▶ **What needs to be done**
Your copy of the material below should match it exactly, except that it holds no pictures.

━━━

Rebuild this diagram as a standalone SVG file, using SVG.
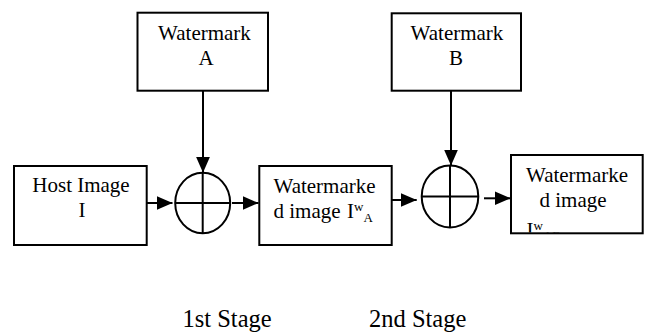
<svg xmlns="http://www.w3.org/2000/svg" width="646" height="333" viewBox="0 0 646 333" font-family="'Liberation Serif', Tinos, 'Times New Roman', Times, serif">
  <style>
    .box { fill: #ffffff; stroke: #000000; stroke-width: 2; }
    .sum { fill: none; stroke: #000000; stroke-width: 2; }
    .wire { fill: none; stroke: #000000; stroke-width: 2; }
    .lbl { font-size: 21px; fill: #000000; }
    .stage { font-size: 24.5px; fill: #000000; }
    .sm { font-size: 13px; }
  </style>
  <defs>
    <marker id="head" markerUnits="userSpaceOnUse" markerWidth="17" markerHeight="17" viewBox="0 0 17 17" refX="16" refY="8.5" orient="auto">
      <path d="M0,1.5 L16,8.5 L0,15.5 Z" fill="#000000"/>
    </marker>
    <clipPath id="clipC">
      <rect x="511" y="155" width="132" height="77.5"/>
    </clipPath>
  </defs>

  <!-- blocks -->
  <g id="watermark-a">
    <rect class="box" x="137.5" y="12.7" width="130.5" height="78"/>
    <text class="lbl" x="204.5" y="40" text-anchor="middle">Watermark</text>
    <text class="lbl" x="206" y="65" text-anchor="middle">A</text>
  </g>

  <g id="watermark-b">
    <rect class="box" x="391.7" y="13.3" width="129.3" height="77.4"/>
    <text class="lbl" x="457" y="40" text-anchor="middle">Watermark</text>
    <text class="lbl" x="456" y="65" text-anchor="middle">B</text>
  </g>

  <g id="host-image">
    <rect class="box" x="14" y="166" width="132.7" height="79"/>
    <text class="lbl" x="81" y="191.7" text-anchor="middle">Host Image</text>
    <text class="lbl" x="82" y="216.7" text-anchor="middle">I</text>
  </g>

  <g id="adder-1">
    <ellipse class="sum" cx="202.7" cy="203" rx="27.5" ry="30.3"/>
    <line class="sum" x1="175.2" y1="203" x2="230.2" y2="203"/>
    <line class="sum" x1="202.7" y1="172.7" x2="202.7" y2="233.3"/>
  </g>

  <g id="watermarked-a">
    <rect class="box" x="259.3" y="166" width="132.4" height="79"/>
    <text class="lbl" x="273.5" y="193.3">Watermarke</text>
    <text class="lbl" x="273.5" y="217.5">d image</text>
    <text class="lbl" x="347" y="217.5">I<tspan class="sm" dy="-7">w</tspan><tspan class="sm" dy="11">A</tspan></text>
  </g>

  <g id="adder-2">
    <ellipse class="sum" cx="450" cy="196.5" rx="28.3" ry="31"/>
    <line class="sum" x1="421.7" y1="196.5" x2="478.3" y2="196.5"/>
    <line class="sum" x1="450" y1="165.5" x2="450" y2="227.5"/>
  </g>

  <g id="watermarked-ab">
    <rect class="box" x="511" y="155" width="131.7" height="78.3"/>
    <g clip-path="url(#clipC)">
      <text class="lbl" x="526" y="181.5">Watermarke</text>
      <text class="lbl" x="573" y="207" text-anchor="middle">d image</text>
      <text class="lbl" x="526.5" y="237">I<tspan class="sm" dy="-7">w</tspan><tspan class="sm" dy="10">AB</tspan></text>
    </g>
  </g>

  <!-- signal flow -->
  <g id="connectors">
    <line class="wire" x1="203" y1="90.7" x2="203" y2="172.7" marker-end="url(#head)"/>
    <line class="wire" x1="146.7" y1="203" x2="172.5" y2="203" marker-end="url(#head)"/>
    <line class="wire" x1="232" y1="203" x2="258.5" y2="203" marker-end="url(#head)"/>
    <line class="wire" x1="391.7" y1="200" x2="416.7" y2="200" marker-end="url(#head)"/>
    <line class="wire" x1="451" y1="90.7" x2="451" y2="165.5" marker-end="url(#head)"/>
    <line class="wire" x1="484" y1="198.3" x2="510.5" y2="198.3" marker-end="url(#head)"/>
  </g>

  <g id="stage-labels">
    <text class="stage" x="182.5" y="326.7">1st Stage</text>
    <text class="stage" x="369" y="326.7">2nd Stage</text>
  </g>
</svg>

━━━

▶ **Task result**
Rebuild this diagram as a standalone SVG file, using SVG.
<svg xmlns="http://www.w3.org/2000/svg" width="646" height="333" viewBox="0 0 646 333" font-family="'Liberation Serif', Tinos, 'Times New Roman', Times, serif">
  <style>
    .box { fill: #ffffff; stroke: #000000; stroke-width: 2; }
    .sum { fill: none; stroke: #000000; stroke-width: 2; }
    .wire { fill: none; stroke: #000000; stroke-width: 2; }
    .lbl { font-size: 21px; fill: #000000; }
    .stage { font-size: 24.5px; fill: #000000; }
    .sm { font-size: 13px; }
  </style>
  <defs>
    <marker id="head" markerUnits="userSpaceOnUse" markerWidth="17" markerHeight="17" viewBox="0 0 17 17" refX="16" refY="8.5" orient="auto">
      <path d="M0,1.5 L16,8.5 L0,15.5 Z" fill="#000000"/>
    </marker>
    <clipPath id="clipC">
      <rect x="511" y="155" width="132" height="77.5"/>
    </clipPath>
  </defs>

  <!-- blocks -->
  <g id="watermark-a">
    <rect class="box" x="137.5" y="12.7" width="130.5" height="78"/>
    <text class="lbl" x="204.5" y="40" text-anchor="middle">Watermark</text>
    <text class="lbl" x="206" y="65" text-anchor="middle">A</text>
  </g>

  <g id="watermark-b">
    <rect class="box" x="391.7" y="13.3" width="129.3" height="77.4"/>
    <text class="lbl" x="457" y="40" text-anchor="middle">Watermark</text>
    <text class="lbl" x="456" y="65" text-anchor="middle">B</text>
  </g>

  <g id="host-image">
    <rect class="box" x="14" y="166" width="132.7" height="79"/>
    <text class="lbl" x="81" y="191.7" text-anchor="middle">Host Image</text>
    <text class="lbl" x="82" y="216.7" text-anchor="middle">I</text>
  </g>

  <g id="adder-1">
    <ellipse class="sum" cx="202.7" cy="203" rx="27.5" ry="30.3"/>
    <line class="sum" x1="175.2" y1="203" x2="230.2" y2="203"/>
    <line class="sum" x1="202.7" y1="172.7" x2="202.7" y2="233.3"/>
  </g>

  <g id="watermarked-a">
    <rect class="box" x="259.3" y="166" width="132.4" height="79"/>
    <text class="lbl" x="273.5" y="193.3">Watermarke</text>
    <text class="lbl" x="273.5" y="217.5">d image</text>
    <text class="lbl" x="347" y="217.5">I<tspan class="sm" dy="-7">w</tspan><tspan class="sm" dy="11">A</tspan></text>
  </g>

  <g id="adder-2">
    <ellipse class="sum" cx="450" cy="196.5" rx="28.3" ry="31"/>
    <line class="sum" x1="421.7" y1="196.5" x2="478.3" y2="196.5"/>
    <line class="sum" x1="450" y1="165.5" x2="450" y2="227.5"/>
  </g>

  <g id="watermarked-ab">
    <rect class="box" x="511" y="155" width="131.7" height="78.3"/>
    <g clip-path="url(#clipC)">
      <text class="lbl" x="526" y="181.5">Watermarke</text>
      <text class="lbl" x="573" y="207" text-anchor="middle">d image</text>
      <text class="lbl" x="526.5" y="237">I<tspan class="sm" dy="-7">w</tspan><tspan class="sm" dy="10">AB</tspan></text>
    </g>
  </g>

  <!-- signal flow -->
  <g id="connectors">
    <line class="wire" x1="203" y1="90.7" x2="203" y2="172.7" marker-end="url(#head)"/>
    <line class="wire" x1="146.7" y1="203" x2="172.5" y2="203" marker-end="url(#head)"/>
    <line class="wire" x1="232" y1="203" x2="258.5" y2="203" marker-end="url(#head)"/>
    <line class="wire" x1="391.7" y1="200" x2="416.7" y2="200" marker-end="url(#head)"/>
    <line class="wire" x1="451" y1="90.7" x2="451" y2="165.5" marker-end="url(#head)"/>
    <line class="wire" x1="484" y1="198.3" x2="510.5" y2="198.3" marker-end="url(#head)"/>
  </g>

  <g id="stage-labels">
    <text class="stage" x="182.5" y="326.7">1st Stage</text>
    <text class="stage" x="369" y="326.7">2nd Stage</text>
  </g>
</svg>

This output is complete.